3. Technical Support. There are still going to be times when a technician is unable to pull a code, or a code may not make sense to the issues the vehicle has. Berman says this is why having strong technical support from the company that provides the tool can help you understand whether there is an issue with the tool itself or simply user error.

4. Upgrades and Updates. The makeup of vehicles changes rapidly, and Berman says to make sure you have a tool that keeps up with the latest needs of repairers—either through subscription updates or upgrades to the tool itself. Some companies provide trade-in offers for upgrades, he says.

5. Cost. This is obviously an important aspect, but both Keith and Berman say to keep it last on this list. Cost is only relative to the effect the tool will have on your business, which can easily be measured in the next step.

Step 3: Analyze the Return on Investment (ROI).

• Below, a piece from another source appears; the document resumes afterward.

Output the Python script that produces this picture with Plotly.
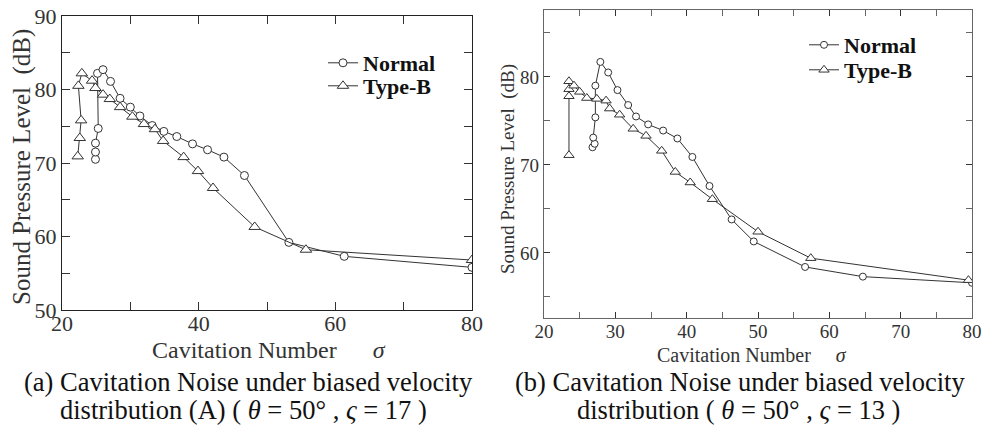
"""Cavitation noise: Normal vs Type-B, two panels"""

import plotly.graph_objects as go

# ---- panel (a) ----
a_normal_sigma = [24.9, 24.9, 24.9, 25.3, 25.2, 26.0, 27.1, 28.5, 30.0, 31.4, 33.2,
                  34.9, 36.8, 39.1, 41.3, 43.7, 46.7, 53.2, 61.3, 80.0]
a_normal_spl = [70.5, 71.5, 72.7, 74.7, 82.2, 82.7, 81.1, 78.8, 77.6, 76.4, 75.1,
                74.3, 73.6, 72.6, 71.8, 70.8, 68.3, 59.2, 57.3, 55.8]
a_typeb_sigma = [22.3, 22.6, 22.8, 22.4, 22.9, 24.4, 24.9, 26.0, 27.0, 28.5, 30.3,
                 32.0, 33.6, 34.8, 37.8, 39.9, 42.1, 48.2, 55.7, 80.0]
a_typeb_spl = [70.9, 73.4, 75.8, 80.5, 82.2, 81.2, 80.2, 79.3, 78.7, 77.6, 76.3,
               75.3, 74.6, 73.0, 70.8, 68.9, 66.6, 61.3, 58.2, 56.8]

# ---- panel (b) ----
b_normal_sigma = [26.8, 27.1, 26.9, 27.2, 27.2, 27.9, 29.0, 30.3, 31.8, 32.9, 34.6,
                  36.7, 38.7, 40.8, 43.2, 46.3, 49.4, 56.6, 64.7, 80.0]
b_normal_spl = [72.0, 72.4, 73.1, 75.4, 79.0, 81.7, 80.5, 78.5, 76.8, 75.5, 74.6,
                73.9, 73.0, 70.9, 67.6, 63.8, 61.3, 58.4, 57.3, 56.6]
b_typeb_sigma = [23.5, 23.5, 23.5, 23.5, 24.2, 25.0, 26.0, 27.4, 28.7, 29.2, 30.6,
                 32.5, 34.3, 36.5, 38.4, 40.5, 43.6, 50.0, 57.4, 79.5]
b_typeb_spl = [71.1, 77.8, 78.6, 79.5, 79.0, 78.3, 77.6, 77.5, 77.3, 76.4, 75.7,
               74.1, 73.3, 71.6, 69.2, 68.0, 66.1, 62.4, 59.4, 56.9]

W, H = 986, 429
SERIF = "Liberation Serif"
LINE = "#333333"


def px_x(p):
    return p / W


def px_y(p):
    return 1 - p / H


fig = go.Figure()


def add_series(xs, ys, name, symbol, size, xa, ya, legend):
    fig.add_trace(go.Scatter(
        x=xs, y=ys, name=name, mode="lines+markers",
        line=dict(color=LINE, width=1),
        marker=dict(symbol=symbol, size=size, color="white",
                    line=dict(color=LINE, width=1)),
        xaxis=xa, yaxis=ya, legend=legend, showlegend=True,
    ))


# one legend per entry so each row can be placed like the original
add_series(a_normal_sigma, a_normal_spl, "Normal", "circle", 8, "x", "y", "legend")
add_series(a_typeb_sigma, a_typeb_spl, "Type-B", "triangle-up", 10, "x", "y", "legend2")
add_series(b_normal_sigma, b_normal_spl, "Normal", "circle", 7, "x2", "y2", "legend3")
add_series(b_typeb_sigma, b_typeb_spl, "Type-B", "triangle-up", 9, "x2", "y2", "legend4")

axis_common = dict(showgrid=False, zeroline=False, showline=True, mirror="ticks",
                   ticks="inside", tickcolor="#333", fixedrange=True, automargin=False)


def legend_at(x, y):
    return dict(x=px_x(x), y=px_y(y), xanchor="left", yanchor="middle",
                bgcolor="rgba(0,0,0,0)",
                font=dict(family=SERIF, size=22, color="#111", weight="bold"))


fig.update_layout(
    width=W, height=H,
    showlegend=True,
    margin=dict(l=0, r=0, t=0, b=0, pad=0),
    paper_bgcolor="white", plot_bgcolor="white",
    font=dict(family=SERIF, color="#222"),
    xaxis=dict(domain=[px_x(62), px_x(472)], range=[20, 80], anchor="y",
               tickvals=[20, 40, 60, 80], ticklen=8, linecolor="#222", linewidth=1,
               tickfont=dict(family=SERIF, size=22, color="#333"),
               ticklabelstandoff=-6,
               minor=dict(dtick=10, ticks="inside", ticklen=8, tickcolor="#333"),
               **axis_common),
    yaxis=dict(domain=[px_y(310), px_y(16)], range=[50, 90], anchor="x",
               tickvals=[50, 60, 70, 80, 90], ticklen=8, linecolor="#222", linewidth=1,
               tickfont=dict(family=SERIF, size=22, color="#333"),
               minor=dict(dtick=5, ticks="inside", ticklen=8, tickcolor="#333"),
               **axis_common),
    xaxis2=dict(domain=[px_x(544), px_x(972)], range=[20, 80], anchor="y2",
                tickvals=[20, 30, 40, 50, 60, 70, 80], ticklen=6, linecolor="#666",
                linewidth=1.3, tickfont=dict(family=SERIF, size=19, color="#333"),
                ticklabelstandoff=-4,
                minor=dict(dtick=5, ticks="inside", ticklen=6, tickcolor="#666"),
                **axis_common),
    yaxis2=dict(domain=[px_y(318), px_y(10)], range=[52.6, 87.6], anchor="x2",
                tickvals=[60, 70, 80], ticklen=6, linecolor="#666", linewidth=1.3,
                tickfont=dict(family=SERIF, size=19, color="#333"),
                minor=dict(dtick=5, ticks="inside", ticklen=6, tickcolor="#666"),
                **axis_common),
    legend=legend_at(323, 63),
    legend2=legend_at(323, 86),
    legend3=legend_at(804, 45),
    legend4=legend_at(804, 70),
)

nb = "\u00a0"
annotations = [
    # y-axis titles
    dict(x=px_x(22), y=px_y(167), text="Sound Pressure Level" + nb * 2 + "(dB)",
         textangle=-90, font=dict(size=25, color="#333")),
    dict(x=px_x(508), y=px_y(169), text="Sound Pressure Level" + nb * 2 + "(dB)",
         textangle=-90, font=dict(size=19, color="#333")),
    # x-axis titles
    dict(x=px_x(269), y=px_y(350), text="Cavitation Number" + nb * 6 + "<i>σ</i>",
         font=dict(size=24, color="#333")),
    dict(x=px_x(752), y=px_y(355), text="Cavitation Number" + nb * 5 + "<i>σ</i>",
         font=dict(size=20, color="#333")),
    # captions
    dict(x=px_x(248), y=px_y(382), text="(a) Cavitation Noise under biased velocity",
         font=dict(size=26.5, color="#111")),
    dict(x=px_x(243), y=px_y(410),
         text="distribution (A) ( <i>θ</i> = 50° , <i>ς</i> = 17 )",
         font=dict(size=26.5, color="#111")),
    dict(x=px_x(740), y=px_y(382), text="(b) Cavitation Noise under biased velocity",
         font=dict(size=26.5, color="#111")),
    dict(x=px_x(738), y=px_y(410),
         text="distribution ( <i>θ</i> = 50° , <i>ς</i> = 13 )",
         font=dict(size=26.5, color="#111")),
]
for a in annotations:
    a.update(xref="paper", yref="paper", showarrow=False,
             xanchor="center", yanchor="middle", font_family=SERIF)
fig.update_layout(annotations=annotations)

# the page body keeps its default 8px margin otherwise, which shifts the chart
fig.write_html("out.html", config={"displayModeBar": False},
               post_script="document.body.style.margin='0';")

Keith says that, despite what some people assume about ROI, it can actually be properly calculated before a purchase is ever made. Here are his three simple steps to doing that:

1. Study the problem. In the case of a scan tool purchase, Keith says to look at how the current process plays out in your shop without the new tool. Look for the inefficiencies: Are your techs forced to share or search for the current tools? Do they have to outsource the work because you don’t have one at all? What’s the loss in productivity, cycle time, sales, revenue and profit? Add it up, Keith says, and see how much your shop is losing in both efficiency or dollars. Put a number to it.

2. Understand how the new tool makes a difference. Because you have an idea of the tools you’d like to purchase from Step 2, you can analyze how the new tool will affect those efficiency and revenue numbers. How much time does it shave off in production? How much money does it add to your shop’s sales? Again, put a number to it.

3. Compare Savings to Cost. Keith says the final step is to simply compare the potential money saved and the improved efficiency created to the total cost of the tool including subscriptions. That’s your estimated ROI, and it should give you a good sense of how long it will take to achieve that break-even point. Note that this calculation is to help you best determine the quality of your purchase; everyday business situations can cause changes down the road.

Step 4: Implement the Tool

Working through the first three steps should provide you with a tool or list of tools that will improve your business’s efficiency and sales—at least, in theory. The key to making that purchase, or purchases, truly have value in your shop comes from proper implementation, Keith says.

Berman says to create a standard operating procedure in your shop that outlines when the tool should be used and who is assigned to perform the scan.

In Berman’s shop, he has two of his technicians from the mechanical segment perform the scans both during the blueprinting process and after the repair is completed.